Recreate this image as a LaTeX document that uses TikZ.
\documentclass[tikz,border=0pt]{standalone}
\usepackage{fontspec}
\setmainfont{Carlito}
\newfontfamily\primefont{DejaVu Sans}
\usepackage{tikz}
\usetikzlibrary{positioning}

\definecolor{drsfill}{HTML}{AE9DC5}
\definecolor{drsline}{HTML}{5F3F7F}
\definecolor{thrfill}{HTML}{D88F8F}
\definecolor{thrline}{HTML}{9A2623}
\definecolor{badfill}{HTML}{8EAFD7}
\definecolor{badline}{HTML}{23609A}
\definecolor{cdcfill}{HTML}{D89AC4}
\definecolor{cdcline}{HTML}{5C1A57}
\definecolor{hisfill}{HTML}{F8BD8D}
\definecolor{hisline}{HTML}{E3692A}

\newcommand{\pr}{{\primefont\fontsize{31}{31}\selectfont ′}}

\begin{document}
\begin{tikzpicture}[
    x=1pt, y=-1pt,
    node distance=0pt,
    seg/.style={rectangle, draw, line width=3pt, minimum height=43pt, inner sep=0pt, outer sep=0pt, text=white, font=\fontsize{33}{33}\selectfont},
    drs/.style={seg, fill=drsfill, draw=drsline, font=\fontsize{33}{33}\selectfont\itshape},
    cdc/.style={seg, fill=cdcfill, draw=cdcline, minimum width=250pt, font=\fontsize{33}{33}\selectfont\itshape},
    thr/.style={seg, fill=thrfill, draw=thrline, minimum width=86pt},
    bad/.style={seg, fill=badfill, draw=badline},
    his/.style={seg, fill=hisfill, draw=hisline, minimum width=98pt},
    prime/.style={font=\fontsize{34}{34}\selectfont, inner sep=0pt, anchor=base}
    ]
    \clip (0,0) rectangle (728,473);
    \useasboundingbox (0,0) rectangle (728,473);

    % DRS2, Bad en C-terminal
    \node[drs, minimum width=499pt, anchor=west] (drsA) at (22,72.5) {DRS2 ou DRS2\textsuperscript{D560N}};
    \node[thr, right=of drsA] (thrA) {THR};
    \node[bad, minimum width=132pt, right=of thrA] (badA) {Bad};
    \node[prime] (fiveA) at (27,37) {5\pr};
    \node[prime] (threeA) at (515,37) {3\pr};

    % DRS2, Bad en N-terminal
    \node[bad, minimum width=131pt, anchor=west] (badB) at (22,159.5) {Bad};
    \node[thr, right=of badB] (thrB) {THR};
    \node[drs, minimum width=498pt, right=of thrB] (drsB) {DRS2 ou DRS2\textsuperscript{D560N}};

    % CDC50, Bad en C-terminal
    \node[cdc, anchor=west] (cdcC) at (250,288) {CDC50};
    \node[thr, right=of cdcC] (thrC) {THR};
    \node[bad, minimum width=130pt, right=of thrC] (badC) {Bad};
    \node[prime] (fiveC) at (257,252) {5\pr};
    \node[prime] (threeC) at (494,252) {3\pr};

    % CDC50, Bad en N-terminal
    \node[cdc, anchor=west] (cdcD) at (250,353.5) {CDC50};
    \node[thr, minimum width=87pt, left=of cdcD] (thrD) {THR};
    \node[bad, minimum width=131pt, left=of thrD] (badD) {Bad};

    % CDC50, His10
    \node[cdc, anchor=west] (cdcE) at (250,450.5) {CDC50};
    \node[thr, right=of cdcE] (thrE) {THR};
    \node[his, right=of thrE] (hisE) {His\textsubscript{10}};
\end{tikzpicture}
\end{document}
- - - -
Given request: Each line above is to be repeated exactly.

Exercise output:
Recreate this image as a LaTeX document that uses TikZ.
\documentclass[tikz,border=0pt]{standalone}
\usepackage{fontspec}
\setmainfont{Carlito}
\newfontfamily\primefont{DejaVu Sans}
\usepackage{tikz}
\usetikzlibrary{positioning}

\definecolor{drsfill}{HTML}{AE9DC5}
\definecolor{drsline}{HTML}{5F3F7F}
\definecolor{thrfill}{HTML}{D88F8F}
\definecolor{thrline}{HTML}{9A2623}
\definecolor{badfill}{HTML}{8EAFD7}
\definecolor{badline}{HTML}{23609A}
\definecolor{cdcfill}{HTML}{D89AC4}
\definecolor{cdcline}{HTML}{5C1A57}
\definecolor{hisfill}{HTML}{F8BD8D}
\definecolor{hisline}{HTML}{E3692A}

\newcommand{\pr}{{\primefont\fontsize{31}{31}\selectfont ′}}

\begin{document}
\begin{tikzpicture}[
    x=1pt, y=-1pt,
    node distance=0pt,
    seg/.style={rectangle, draw, line width=3pt, minimum height=43pt, inner sep=0pt, outer sep=0pt, text=white, font=\fontsize{33}{33}\selectfont},
    drs/.style={seg, fill=drsfill, draw=drsline, font=\fontsize{33}{33}\selectfont\itshape},
    cdc/.style={seg, fill=cdcfill, draw=cdcline, minimum width=250pt, font=\fontsize{33}{33}\selectfont\itshape},
    thr/.style={seg, fill=thrfill, draw=thrline, minimum width=86pt},
    bad/.style={seg, fill=badfill, draw=badline},
    his/.style={seg, fill=hisfill, draw=hisline, minimum width=98pt},
    prime/.style={font=\fontsize{34}{34}\selectfont, inner sep=0pt, anchor=base}
    ]
    \clip (0,0) rectangle (728,473);
    \useasboundingbox (0,0) rectangle (728,473);

    % DRS2, Bad en C-terminal
    \node[drs, minimum width=499pt, anchor=west] (drsA) at (22,72.5) {DRS2 ou DRS2\textsuperscript{D560N}};
    \node[thr, right=of drsA] (thrA) {THR};
    \node[bad, minimum width=132pt, right=of thrA] (badA) {Bad};
    \node[prime] (fiveA) at (27,37) {5\pr};
    \node[prime] (threeA) at (515,37) {3\pr};

    % DRS2, Bad en N-terminal
    \node[bad, minimum width=131pt, anchor=west] (badB) at (22,159.5) {Bad};
    \node[thr, right=of badB] (thrB) {THR};
    \node[drs, minimum width=498pt, right=of thrB] (drsB) {DRS2 ou DRS2\textsuperscript{D560N}};

    % CDC50, Bad en C-terminal
    \node[cdc, anchor=west] (cdcC) at (250,288) {CDC50};
    \node[thr, right=of cdcC] (thrC) {THR};
    \node[bad, minimum width=130pt, right=of thrC] (badC) {Bad};
    \node[prime] (fiveC) at (257,252) {5\pr};
    \node[prime] (threeC) at (494,252) {3\pr};

    % CDC50, Bad en N-terminal
    \node[cdc, anchor=west] (cdcD) at (250,353.5) {CDC50};
    \node[thr, minimum width=87pt, left=of cdcD] (thrD) {THR};
    \node[bad, minimum width=131pt, left=of thrD] (badD) {Bad};

    % CDC50, His10
    \node[cdc, anchor=west] (cdcE) at (250,450.5) {CDC50};
    \node[thr, right=of cdcE] (thrE) {THR};
    \node[his, right=of thrE] (hisE) {His\textsubscript{10}};
\end{tikzpicture}
\end{document}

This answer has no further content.